Can you transcribe every line exactly and leave the pictures behind?

= = = = = = =

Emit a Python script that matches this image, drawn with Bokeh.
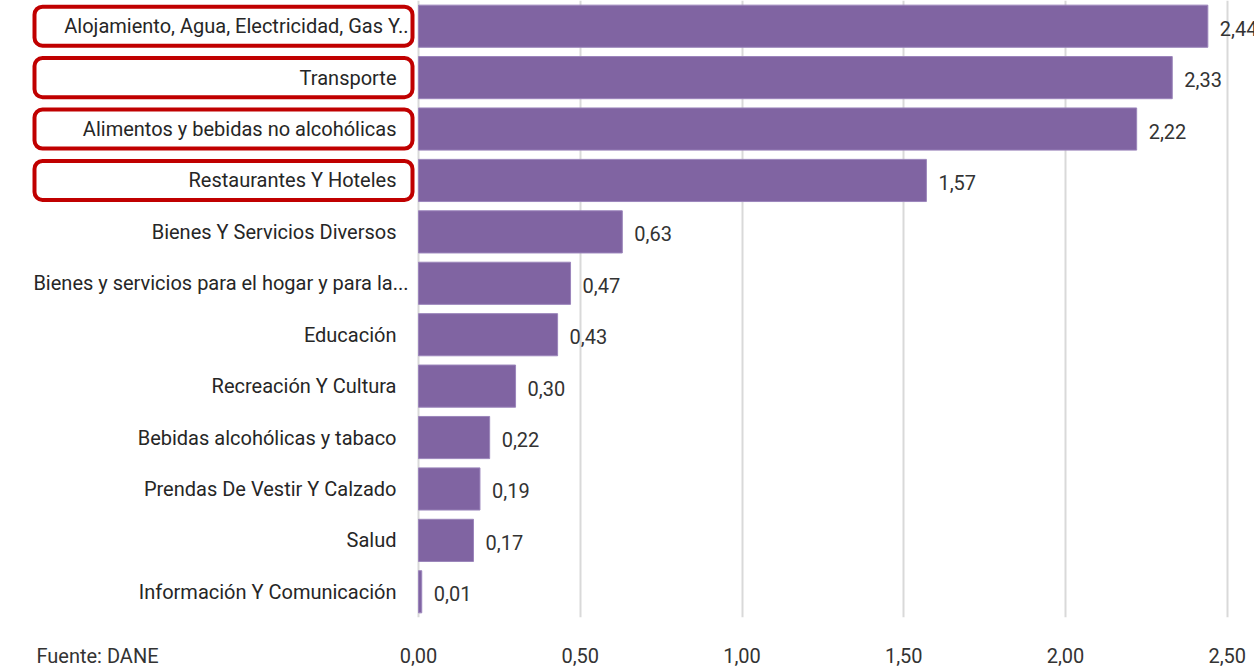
from bokeh.plotting import figure
from bokeh.models import Range1d, FactorRange, FixedTicker, CustomJSTickFormatter, ColumnDataSource
from bokeh.core.properties import value
from bokeh.embed import file_html
from bokeh.resources import INLINE

categories = [
    "Alojamiento, Agua, Electricidad, Gas Y..",
    "Transporte",
    "Alimentos y bebidas no alcohólicas",
    "Restaurantes Y Hoteles",
    "Bienes Y Servicios Diversos",
    "Bienes y servicios para el hogar y para la...",
    "Educación",
    "Recreación Y Cultura",
    "Bebidas alcohólicas y tabaco",
    "Prendas De Vestir Y Calzado",
    "Salud",
    "Información Y Comunicación",
]
values = [2.44, 2.33, 2.22, 1.57, 0.63, 0.47, 0.43, 0.30, 0.22, 0.19, 0.17, 0.01]
highlighted = categories[:4]
ticks = [0.0, 0.5, 1.0, 1.5, 2.0, 2.5]
source_note = "Fuente: DANE"

FONT = "Roboto"
W, H = 1254, 670
PX = 323.5          # pixels per unit
ZERO = 418          # canvas x of value 0
x_start = -ZERO / PX
x_end = (W - ZERO) / PX
note_x = (97 - ZERO) / PX   # where the source note sits, in the label row

fmt = lambda v: f"{v:.2f}".replace(".", ",")
offsets = [-10 if c.endswith("..") else -22 for c in categories]

src = ColumnDataSource(dict(
    cat=categories,
    val=values,
    lbl=[fmt(v) for v in values],
    off=offsets,
    zero=[0] * len(categories),
))

p = figure(width=W, height=H, output_backend="svg", toolbar_location=None,
           y_range=FactorRange(factors=list(reversed(categories))),
           x_range=Range1d(x_start, x_end),
           min_border_left=0, min_border_right=0, min_border_top=0, min_border_bottom=0)
p.outline_line_color = None
p.background_fill_color = "white"
p.border_fill_color = "white"

p.hbar(y="cat", left=0, right="val", height=0.82, source=src,
       fill_color="#8064A2", line_color="#9b85bb", line_width=1)

p.text(x="val", y="cat", text="lbl", source=src, x_offset=12, y_offset=2,
       text_align="left", text_baseline="middle",
       text_font=value(FONT), text_font_size="20px", text_color="#333333")

p.text(x="zero", y="cat", text="cat", source=src, x_offset="off",
       text_align="right", text_baseline="middle",
       text_font=value(FONT), text_font_size="20px", text_color="#262626")

box_left = (34 - ZERO) / PX
box_right = (412 - ZERO) / PX
p.hbar(y=highlighted, left=box_left, right=box_right, height=0.76,
       fill_color=None, line_color="#C00000", line_width=4, border_radius=8)

p.yaxis.visible = False
p.ygrid.grid_line_color = None
p.xgrid.ticker = FixedTicker(ticks=ticks)
p.xgrid.grid_line_color = "#d9d9d9"
p.xgrid.grid_line_width = 2
p.xaxis.ticker = FixedTicker(ticks=[note_x] + ticks)
p.xaxis.formatter = CustomJSTickFormatter(
    args=dict(note=source_note),
    code="return tick < 0 ? note : tick.toFixed(2).replace('.', ',');")
p.xaxis.axis_line_color = None
p.xaxis.major_tick_line_color = None
p.xaxis.minor_tick_line_color = None
p.xaxis.major_tick_out = 0
p.xaxis.major_label_standoff = 26
p.xaxis.major_label_text_font = FONT
p.xaxis.major_label_text_font_size = "20px"
p.xaxis.major_label_text_color = "#333333"

open("out.html", "w").write(file_html(p, INLINE))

= = = = = = =

__Complete response__.
Emit a Python script that matches this image, drawn with Bokeh.
from bokeh.plotting import figure
from bokeh.models import Range1d, FactorRange, FixedTicker, CustomJSTickFormatter, ColumnDataSource
from bokeh.core.properties import value
from bokeh.embed import file_html
from bokeh.resources import INLINE

categories = [
    "Alojamiento, Agua, Electricidad, Gas Y..",
    "Transporte",
    "Alimentos y bebidas no alcohólicas",
    "Restaurantes Y Hoteles",
    "Bienes Y Servicios Diversos",
    "Bienes y servicios para el hogar y para la...",
    "Educación",
    "Recreación Y Cultura",
    "Bebidas alcohólicas y tabaco",
    "Prendas De Vestir Y Calzado",
    "Salud",
    "Información Y Comunicación",
]
values = [2.44, 2.33, 2.22, 1.57, 0.63, 0.47, 0.43, 0.30, 0.22, 0.19, 0.17, 0.01]
highlighted = categories[:4]
ticks = [0.0, 0.5, 1.0, 1.5, 2.0, 2.5]
source_note = "Fuente: DANE"

FONT = "Roboto"
W, H = 1254, 670
PX = 323.5          # pixels per unit
ZERO = 418          # canvas x of value 0
x_start = -ZERO / PX
x_end = (W - ZERO) / PX
note_x = (97 - ZERO) / PX   # where the source note sits, in the label row

fmt = lambda v: f"{v:.2f}".replace(".", ",")
offsets = [-10 if c.endswith("..") else -22 for c in categories]

src = ColumnDataSource(dict(
    cat=categories,
    val=values,
    lbl=[fmt(v) for v in values],
    off=offsets,
    zero=[0] * len(categories),
))

p = figure(width=W, height=H, output_backend="svg", toolbar_location=None,
           y_range=FactorRange(factors=list(reversed(categories))),
           x_range=Range1d(x_start, x_end),
           min_border_left=0, min_border_right=0, min_border_top=0, min_border_bottom=0)
p.outline_line_color = None
p.background_fill_color = "white"
p.border_fill_color = "white"

p.hbar(y="cat", left=0, right="val", height=0.82, source=src,
       fill_color="#8064A2", line_color="#9b85bb", line_width=1)

p.text(x="val", y="cat", text="lbl", source=src, x_offset=12, y_offset=2,
       text_align="left", text_baseline="middle",
       text_font=value(FONT), text_font_size="20px", text_color="#333333")

p.text(x="zero", y="cat", text="cat", source=src, x_offset="off",
       text_align="right", text_baseline="middle",
       text_font=value(FONT), text_font_size="20px", text_color="#262626")

box_left = (34 - ZERO) / PX
box_right = (412 - ZERO) / PX
p.hbar(y=highlighted, left=box_left, right=box_right, height=0.76,
       fill_color=None, line_color="#C00000", line_width=4, border_radius=8)

p.yaxis.visible = False
p.ygrid.grid_line_color = None
p.xgrid.ticker = FixedTicker(ticks=ticks)
p.xgrid.grid_line_color = "#d9d9d9"
p.xgrid.grid_line_width = 2
p.xaxis.ticker = FixedTicker(ticks=[note_x] + ticks)
p.xaxis.formatter = CustomJSTickFormatter(
    args=dict(note=source_note),
    code="return tick < 0 ? note : tick.toFixed(2).replace('.', ',');")
p.xaxis.axis_line_color = None
p.xaxis.major_tick_line_color = None
p.xaxis.minor_tick_line_color = None
p.xaxis.major_tick_out = 0
p.xaxis.major_label_standoff = 26
p.xaxis.major_label_text_font = FONT
p.xaxis.major_label_text_font_size = "20px"
p.xaxis.major_label_text_color = "#333333"

open("out.html", "w").write(file_html(p, INLINE))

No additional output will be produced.